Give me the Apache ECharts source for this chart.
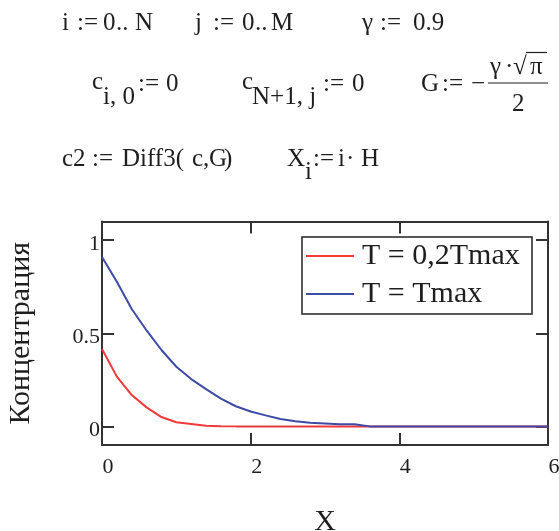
<!DOCTYPE html>
<html>
<head>
<meta charset="utf-8">
<script src="https://cdn.jsdelivr.net/npm/echarts@6/dist/echarts.min.js"></script>
<style>
html,body{margin:0;padding:0;background:#fff;}
#c{width:559px;height:531px;}
</style>
</head>
<body>
<div id="c"></div>
<script>
// ---- data ----
const xValues = [0,0.2,0.4,0.6,0.8,1.0,1.2,1.4,1.6,1.8,2.0,2.2,2.4,2.6,2.8,3.0,3.2,3.4,3.6,3.8,4.0,4.2,4.4,4.6,4.8,5.0,5.2,5.4,5.6,5.8,6.0];
const redValues = [0.415,0.267,0.168,0.102,0.05,0.022,0.013,0.003,0.001,0,0,0,0,0,0,0,0,0,0,0,0,0,0,0,0,0,0,0,0,0,0];
const blueValues = [0.91,0.776,0.63,0.515,0.41,0.32,0.254,0.2,0.149,0.108,0.08,0.059,0.04,0.027,0.02,0.016,0.012,0.011,0,0,0,0,0,0,0,0,0,0,0,0,0];
const seriesNames = ['T = 0,2Tmax', 'T = Tmax'];
const xTicks = [0,2,4,6];
const yTicks = [0,0.5,1];
const yTitle = 'Концентрация';
const xTitle = 'X';

const SERIF = "'Liberation Serif', 'DejaVu Serif', serif";
const F = '25px ' + SERIF;
const INK = '#1e1e1e';
const AX = '#333';

function T(text, x, y, font) {
  return { type: 'text', x: x, y: y, style: { text: text, font: font || F, fill: INK, textAlign: 'left', textVerticalAlign: 'middle', verticalAlign: 'middle' } };
}

const graphics = [
  // row 1
  T('i', 62, 23), T(':=', 77, 23), T('0', 103, 23), T('..', 116, 23), T('N', 135, 23),
  T('j', 195, 23), T(':=', 213, 23), T('0', 242, 23), T('..', 255, 23), T('M', 271, 23),
  T('γ', 362, 23), T(':=', 380, 23), T('0.9', 413, 23),
  // row 2
  T('c', 92, 82),
  T('i, 0', 103, 97),
  T(':=', 138, 84), T('0', 166, 84),
  T('c', 242, 82),
  T('N+1, j', 252, 97),
  T(':=', 323, 84), T('0', 352, 84),
  T('G', 421, 84), T(':=', 442, 84), T('−', 471, 84),
  T('γ', 490, 67), T('·', 505, 67),
  T('√', 513, 67),
  T('π', 530, 67),
  { type: 'line', shape: { x1: 526, y1: 52.5, x2: 547, y2: 52.5 }, style: { stroke: INK, lineWidth: 1.2 } },
  { type: 'line', shape: { x1: 488, y1: 83, x2: 548, y2: 83 }, style: { stroke: INK, lineWidth: 1.2 } },
  T('2', 512, 104),
  // row 3
  T('c2', 62, 159), T(':=', 92, 159), T('Diff3(', 122, 159),
  T('c', 192, 159), T(',', 203, 159), T('G', 209, 159), T(')', 224, 159),
  T('X', 287, 159),
  T('i', 305, 172),
  T(':=', 313, 159), T('i', 338, 159), T('·', 346, 159), T('H', 361, 159),
  // legend frame
  { type: 'rect', shape: { x: 302, y: 237, width: 230, height: 77 }, style: { fill: 'rgba(0,0,0,0)', stroke: '#222', lineWidth: 1.5 }, z: 10 }
];

const chart = echarts.init(document.getElementById('c'), null, { renderer: 'canvas' });

const labelStyle = { fontFamily: SERIF, fontSize: 22, color: INK };

chart.setOption({
  animation: false,
  backgroundColor: '#fff',
  grid: { left: 102, right: 11, top: 221.5, bottom: 86, containLabel: false, outerBoundsMode: 'none' },
  legend: {
    orient: 'vertical',
    left: 306,
    top: 241,
    padding: 0,
    itemGap: 8,
    itemWidth: 48,
    itemHeight: 2,
    icon: 'rect',
    data: seriesNames,
    textStyle: { fontFamily: SERIF, fontSize: 30, color: INK, lineHeight: 30, padding: [0, 0, 0, 3] }
  },
  xAxis: [
    {
      type: 'value', position: 'bottom', min: 0, max: 6, interval: 2,
      name: xTitle, nameLocation: 'middle', nameGap: 62,
      nameTextStyle: { fontFamily: SERIF, fontSize: 30, color: INK },
      axisLine: { show: true, onZero: false, lineStyle: { color: AX, width: 2 } },
      axisTick: { show: true, inside: true, length: 12, lineStyle: { color: AX, width: 2 } },
      axisLabel: Object.assign({ margin: 11, padding: [0, 0, 0, 12], formatter: v => String(v), customValues: xTicks }, labelStyle),
      splitLine: { show: false }
    },
    {
      type: 'value', position: 'top', min: 0, max: 6, interval: 2,
      axisLine: { show: true, onZero: false, lineStyle: { color: AX, width: 2 } },
      axisTick: { show: true, inside: true, length: 12, lineStyle: { color: AX, width: 2 } },
      axisLabel: { show: false },
      splitLine: { show: false }
    }
  ],
  yAxis: [
    {
      type: 'value', position: 'left', min: -0.1, max: 1.1,
      name: yTitle, nameLocation: 'middle', nameGap: 66, nameRotate: 90,
      nameTextStyle: { fontFamily: SERIF, fontSize: 30, color: INK },
      axisLine: { show: true, onZero: false, lineStyle: { color: AX, width: 2 } },
      axisTick: { show: true, inside: true, length: 12, customValues: yTicks, lineStyle: { color: AX, width: 2 } },
      axisLabel: Object.assign({ margin: 2, verticalAlign: 'top', lineHeight: 8, customValues: yTicks, formatter: v => String(v) }, labelStyle),
      splitLine: { show: false }
    },
    {
      type: 'value', position: 'right', min: -0.1, max: 1.1,
      axisLine: { show: true, onZero: false, lineStyle: { color: AX, width: 2 } },
      axisTick: { show: true, inside: true, length: 12, customValues: yTicks, lineStyle: { color: AX, width: 2 } },
      axisLabel: { show: false },
      splitLine: { show: false }
    }
  ],
  series: [
    {
      name: seriesNames[0], type: 'line', xAxisIndex: 0, yAxisIndex: 0,
      data: xValues.map((x, i) => [x, redValues[i]]),
      showSymbol: false, symbol: 'none', smooth: false,
      lineStyle: { color: '#f03a3a', width: 2 }, itemStyle: { color: '#f03a3a' },
      z: 2
    },
    {
      name: seriesNames[1], type: 'line', xAxisIndex: 0, yAxisIndex: 0,
      data: xValues.map((x, i) => [x, blueValues[i]]),
      showSymbol: false, symbol: 'none', smooth: false,
      lineStyle: { color: '#3d4ba6', width: 2 }, itemStyle: { color: '#3d4ba6' },
      z: 3
    }
  ],
  graphic: graphics
});
</script>
</body>
</html>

The problem => Extract the full listing exactly, with the pictures left out.

The response =>
Give me the Apache ECharts source for this chart.
<!DOCTYPE html>
<html>
<head>
<meta charset="utf-8">
<script src="https://cdn.jsdelivr.net/npm/echarts@6/dist/echarts.min.js"></script>
<style>
html,body{margin:0;padding:0;background:#fff;}
#c{width:559px;height:531px;}
</style>
</head>
<body>
<div id="c"></div>
<script>
// ---- data ----
const xValues = [0,0.2,0.4,0.6,0.8,1.0,1.2,1.4,1.6,1.8,2.0,2.2,2.4,2.6,2.8,3.0,3.2,3.4,3.6,3.8,4.0,4.2,4.4,4.6,4.8,5.0,5.2,5.4,5.6,5.8,6.0];
const redValues = [0.415,0.267,0.168,0.102,0.05,0.022,0.013,0.003,0.001,0,0,0,0,0,0,0,0,0,0,0,0,0,0,0,0,0,0,0,0,0,0];
const blueValues = [0.91,0.776,0.63,0.515,0.41,0.32,0.254,0.2,0.149,0.108,0.08,0.059,0.04,0.027,0.02,0.016,0.012,0.011,0,0,0,0,0,0,0,0,0,0,0,0,0];
const seriesNames = ['T = 0,2Tmax', 'T = Tmax'];
const xTicks = [0,2,4,6];
const yTicks = [0,0.5,1];
const yTitle = 'Концентрация';
const xTitle = 'X';

const SERIF = "'Liberation Serif', 'DejaVu Serif', serif";
const F = '25px ' + SERIF;
const INK = '#1e1e1e';
const AX = '#333';

function T(text, x, y, font) {
  return { type: 'text', x: x, y: y, style: { text: text, font: font || F, fill: INK, textAlign: 'left', textVerticalAlign: 'middle', verticalAlign: 'middle' } };
}

const graphics = [
  // row 1
  T('i', 62, 23), T(':=', 77, 23), T('0', 103, 23), T('..', 116, 23), T('N', 135, 23),
  T('j', 195, 23), T(':=', 213, 23), T('0', 242, 23), T('..', 255, 23), T('M', 271, 23),
  T('γ', 362, 23), T(':=', 380, 23), T('0.9', 413, 23),
  // row 2
  T('c', 92, 82),
  T('i, 0', 103, 97),
  T(':=', 138, 84), T('0', 166, 84),
  T('c', 242, 82),
  T('N+1, j', 252, 97),
  T(':=', 323, 84), T('0', 352, 84),
  T('G', 421, 84), T(':=', 442, 84), T('−', 471, 84),
  T('γ', 490, 67), T('·', 505, 67),
  T('√', 513, 67),
  T('π', 530, 67),
  { type: 'line', shape: { x1: 526, y1: 52.5, x2: 547, y2: 52.5 }, style: { stroke: INK, lineWidth: 1.2 } },
  { type: 'line', shape: { x1: 488, y1: 83, x2: 548, y2: 83 }, style: { stroke: INK, lineWidth: 1.2 } },
  T('2', 512, 104),
  // row 3
  T('c2', 62, 159), T(':=', 92, 159), T('Diff3(', 122, 159),
  T('c', 192, 159), T(',', 203, 159), T('G', 209, 159), T(')', 224, 159),
  T('X', 287, 159),
  T('i', 305, 172),
  T(':=', 313, 159), T('i', 338, 159), T('·', 346, 159), T('H', 361, 159),
  // legend frame
  { type: 'rect', shape: { x: 302, y: 237, width: 230, height: 77 }, style: { fill: 'rgba(0,0,0,0)', stroke: '#222', lineWidth: 1.5 }, z: 10 }
];

const chart = echarts.init(document.getElementById('c'), null, { renderer: 'canvas' });

const labelStyle = { fontFamily: SERIF, fontSize: 22, color: INK };

chart.setOption({
  animation: false,
  backgroundColor: '#fff',
  grid: { left: 102, right: 11, top: 221.5, bottom: 86, containLabel: false, outerBoundsMode: 'none' },
  legend: {
    orient: 'vertical',
    left: 306,
    top: 241,
    padding: 0,
    itemGap: 8,
    itemWidth: 48,
    itemHeight: 2,
    icon: 'rect',
    data: seriesNames,
    textStyle: { fontFamily: SERIF, fontSize: 30, color: INK, lineHeight: 30, padding: [0, 0, 0, 3] }
  },
  xAxis: [
    {
      type: 'value', position: 'bottom', min: 0, max: 6, interval: 2,
      name: xTitle, nameLocation: 'middle', nameGap: 62,
      nameTextStyle: { fontFamily: SERIF, fontSize: 30, color: INK },
      axisLine: { show: true, onZero: false, lineStyle: { color: AX, width: 2 } },
      axisTick: { show: true, inside: true, length: 12, lineStyle: { color: AX, width: 2 } },
      axisLabel: Object.assign({ margin: 11, padding: [0, 0, 0, 12], formatter: v => String(v), customValues: xTicks }, labelStyle),
      splitLine: { show: false }
    },
    {
      type: 'value', position: 'top', min: 0, max: 6, interval: 2,
      axisLine: { show: true, onZero: false, lineStyle: { color: AX, width: 2 } },
      axisTick: { show: true, inside: true, length: 12, lineStyle: { color: AX, width: 2 } },
      axisLabel: { show: false },
      splitLine: { show: false }
    }
  ],
  yAxis: [
    {
      type: 'value', position: 'left', min: -0.1, max: 1.1,
      name: yTitle, nameLocation: 'middle', nameGap: 66, nameRotate: 90,
      nameTextStyle: { fontFamily: SERIF, fontSize: 30, color: INK },
      axisLine: { show: true, onZero: false, lineStyle: { color: AX, width: 2 } },
      axisTick: { show: true, inside: true, length: 12, customValues: yTicks, lineStyle: { color: AX, width: 2 } },
      axisLabel: Object.assign({ margin: 2, verticalAlign: 'top', lineHeight: 8, customValues: yTicks, formatter: v => String(v) }, labelStyle),
      splitLine: { show: false }
    },
    {
      type: 'value', position: 'right', min: -0.1, max: 1.1,
      axisLine: { show: true, onZero: false, lineStyle: { color: AX, width: 2 } },
      axisTick: { show: true, inside: true, length: 12, customValues: yTicks, lineStyle: { color: AX, width: 2 } },
      axisLabel: { show: false },
      splitLine: { show: false }
    }
  ],
  series: [
    {
      name: seriesNames[0], type: 'line', xAxisIndex: 0, yAxisIndex: 0,
      data: xValues.map((x, i) => [x, redValues[i]]),
      showSymbol: false, symbol: 'none', smooth: false,
      lineStyle: { color: '#f03a3a', width: 2 }, itemStyle: { color: '#f03a3a' },
      z: 2
    },
    {
      name: seriesNames[1], type: 'line', xAxisIndex: 0, yAxisIndex: 0,
      data: xValues.map((x, i) => [x, blueValues[i]]),
      showSymbol: false, symbol: 'none', smooth: false,
      lineStyle: { color: '#3d4ba6', width: 2 }, itemStyle: { color: '#3d4ba6' },
      z: 3
    }
  ],
  graphic: graphics
});
</script>
</body>
</html>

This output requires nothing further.